Não será doutrinária, nem sequer lógica. Abolirá a Casa dos Lordes,
mas muito provavelmente não irá abolir a Monarquia. Deixará anacronismos
e pontas soltas em todo o lado, o juiz na sua ridícula peruca de
pelo-de-cavalo e o leão e o unicórnio sobre os botões de boné de
soldado.» Por muito que os republicanos queiram dar uma imagem de
ultra-racionalidade para os seus argumentos e o seus regime, o que
fundamentalmente faz os sistemas funcionar é a psique de um povo, as
éticas, as instituições, o dia-a-dia, que não é matemático,
ultra-lógico, que não pode ser forçado por uma fórmula a resultar, mas
por senso comum, emotividade, amor pela nação e herança de uma pessoa.

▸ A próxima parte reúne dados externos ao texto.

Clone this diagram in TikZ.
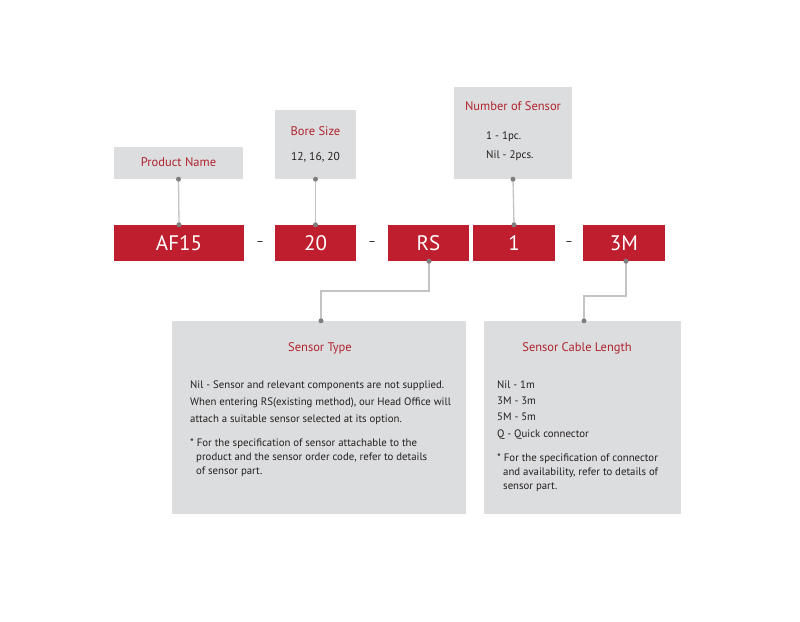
\documentclass[tikz,border=0pt]{standalone}
\usepackage{fontspec}
\setmainfont{PT Sans}
\definecolor{redbg}{HTML}{BE1E2D}
\definecolor{graybg}{HTML}{DCDDDE}
\definecolor{titlered}{HTML}{B0242F}
\definecolor{linegray}{HTML}{C4C4C4}
\definecolor{dotgray}{HTML}{7F7F7F}
\definecolor{txt}{HTML}{231F20}
\tikzset{
  redbox/.style={fill=redbg, draw=none, text=white, inner sep=0pt, minimum height=36pt,
    font=\fontsize{21}{21}\selectfont},
  graybox/.style={fill=graybg, draw=none, inner sep=0pt},
  ttl/.style={text=titlered, inner sep=0pt, font=\fontsize{12.5}{14}\selectfont},
  body/.style={text=txt, inner sep=0pt, align=left, anchor=north west},
  dashlbl/.style={text=txt, inner sep=0pt, font=\fontsize{12}{12}\selectfont},
  conn/.style={draw=linegray, line width=1.3pt},
  dot/.style={circle, fill=dotgray, inner sep=0pt, minimum size=5pt}
}
\begin{document}
\begin{tikzpicture}[x=1pt,y=-1pt]
\useasboundingbox[fill=white] (0,0) rectangle (800,621);
% red code boxes
\node[redbox, minimum width=130pt] (af) at (179,243) {AF15};
\node[redbox, minimum width=81pt] (bore) at (315.5,243) {20};
\node[redbox, minimum width=81pt] (rs) at (428.5,243) {RS};
\node[redbox, minimum width=82pt] (num) at (514,243) {1};
\node[redbox, minimum width=82pt] (len) at (624,243) {3M};
\node[dashlbl] (d1) at (260,244) {\textendash};
\node[dashlbl] (d2) at (372,244) {\textendash};
\node[dashlbl] (d3) at (569,244) {\textendash};
% upper gray boxes
\node[graybox, minimum width=129pt, minimum height=32pt] (pn) at (178.5,163) {};
\node[ttl] (pnt) at (178.5,162.5) {Product Name};
\node[graybox, minimum width=81pt, minimum height=69pt] (bs) at (315.5,144.5) {};
\node[ttl] (bst) at (315.5,131) {Bore Size};
\node[body, anchor=center, font=\fontsize{11.5}{14}\selectfont] (bsv) at (315.5,157) {12, 16, 20};
\node[graybox, minimum width=118pt, minimum height=92pt] (ns) at (513,133) {};
\node[ttl] (nst) at (513,106) {Number of Sensor};
\node[body, anchor=west, font=\fontsize{11}{19}\selectfont] (nsv) at (486,146.5) {1 - 1pc.\\Nil - 2pcs.};
% lower gray boxes
\node[graybox, minimum width=294pt, minimum height=193pt] (st) at (319,417.5) {};
\node[ttl] (stt) at (320,348) {Sensor Type};
\node[body, font=\fontsize{10.8}{17}\selectfont] (stv) at (190,380.5) {Nil - Sensor and relevant components are not supplied.\\When entering RS(existing method), our Head Office will\\attach a suitable sensor selected at its option.};
\node[body, font=\fontsize{10.8}{14}\selectfont] (stn) at (190,438.5) {* For the specification of sensor attachable to the\\\hspace*{6pt}product and the sensor order code, refer to details\\\hspace*{6pt}of sensor part.};
\node[graybox, minimum width=197pt, minimum height=193pt] (cl) at (582.5,417.5) {};
\node[ttl] (clt) at (577,348) {Sensor Cable Length};
\node[body, font=\fontsize{10.8}{16.3}\selectfont] (clv) at (497,380.5) {Nil - 1m\\3M - 3m\\5M - 5m\\Q - Quick connector};
\node[body, font=\fontsize{10.8}{14}\selectfont] (cln) at (497,453.5) {* For the specification of connector\\\hspace*{6pt}and availability, refer to details of\\\hspace*{6pt}sensor part.};
% connectors
\draw[conn] (pn.south) -- (af.north);
\draw[conn] (bs.south) -- (bore.north);
\draw[conn] (ns.south) -- (num.north);
\coordinate (rsA) at (429,291);
\coordinate (rsB) at (321,291);
\draw[conn] (rs.south -| rsA) -- (rsA) -- (rsB) -- (rsB |- st.north);
\coordinate (lenA) at (626,296);
\coordinate (lenB) at (584,296);
\draw[conn] (len.south -| lenA) -- (lenA) -- (lenB) -- (lenB |- cl.north);
% dots
\node[dot] (p1) at (pn.south) {};
\node[dot] (p2) at (af.north) {};
\node[dot] (p3) at (bs.south) {};
\node[dot] (p4) at (bore.north) {};
\node[dot] (p5) at (ns.south) {};
\node[dot] (p6) at (num.north) {};
\node[dot] (p7) at (rs.south -| rsA) {};
\node[dot] (p8) at (rsB |- st.north) {};
\node[dot] (p9) at (len.south -| lenA) {};
\node[dot] (p10) at (lenB |- cl.north) {};
\end{tikzpicture}
\end{document}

Por muito que, como dizia Orwell «quase qualquer intelectual Inglês
ficaria mais envergonhado de ser apanhado de pé em atenção durante God Save the King [o
hino Britânico que muda conforme o sexo do soberano] do que de roubar
de uma caixa de esmolas», a realidade é que para os populares factores
emocionais, de orgulho, de comunidade, tradicionais são a verdadeira
ética re(s)publicana. É por isso essencialmente que eu defendo a
monarquia, por desde a Idade Média portuguesa em que muitos reis
ascenderam ao trono sustentados pelos pequenos contra os grandes, e a
união do apoio da nobreza minhota e dos pequenos de Portucale e
Colimbria se ergueu D. Afonso Henriques, como segundo a lenda da “Gesta
de Afonso Henriques” o Conde D. Henrique deixou em testamento ao seu
filho futuro primeiro rei de Portugal no seu leito de morte em Astorga:
«sê companheiro a filhos d’algo/E dá-lhes sempre seus soldos bem
contados./E aos concelhos faz-lhes honra e forma-os como ajam direitos
assim os grandes como os pequenos./E por rogo nem cobiça não deixes a
fazer justiça/Que se um dia deixares de fazer justiça um palmo/Logo em
outro dia se arredara de ti uma braça./E porem, meu filho tem sempre
justiça em teu coração./E tu terás Deus e as gentes./E não consintas em
nenhuma forma que teus homens sejam soberbos nem atrevidos em mal nem
façam pesar a nem falem torto/Que tu perderias por tais coisas o teu bom
nome se o não vedasses.» Temos algum dos gabarolas da ética republicana
que nos têm governado um discurso sequer, muito menos um viver, ao
nível disto? Quem hoje se governa pelo “Pela lei e pela grei [nação,
povo, clã; descendência; conjunto dos paroquianos]”?. Perdoem-me os
republicanos da eleição do chefe de Estado, tenho aqui toda a
ré(s)publica que preciso. Por isso prefiro, mais que monárquico, o termo
republicano realista, por que é isso que sou, um re(s)publicano a
sério, mas com um chefe de Estado real.
Com a minha costela anarquista não posso deixar de concordar com
aquela frase do Britânico Russel Brand “a minha relação com a monarquia é
como com a pornografia: gosto mas não sei se deva.” É o que
emocionalmente não consigo não apoiar. Pode não ser o melhor, e enquanto
outros meus correligionários criam mil e uma razões racionais (das
orçamentais às constitucionais) para a apoiar a monarquia, para mim é
tão-somente isto tudo que vos disse. Se vos tocar o coração como ao meu
juntem-se a nós, se não, não pode ser feito acontecer.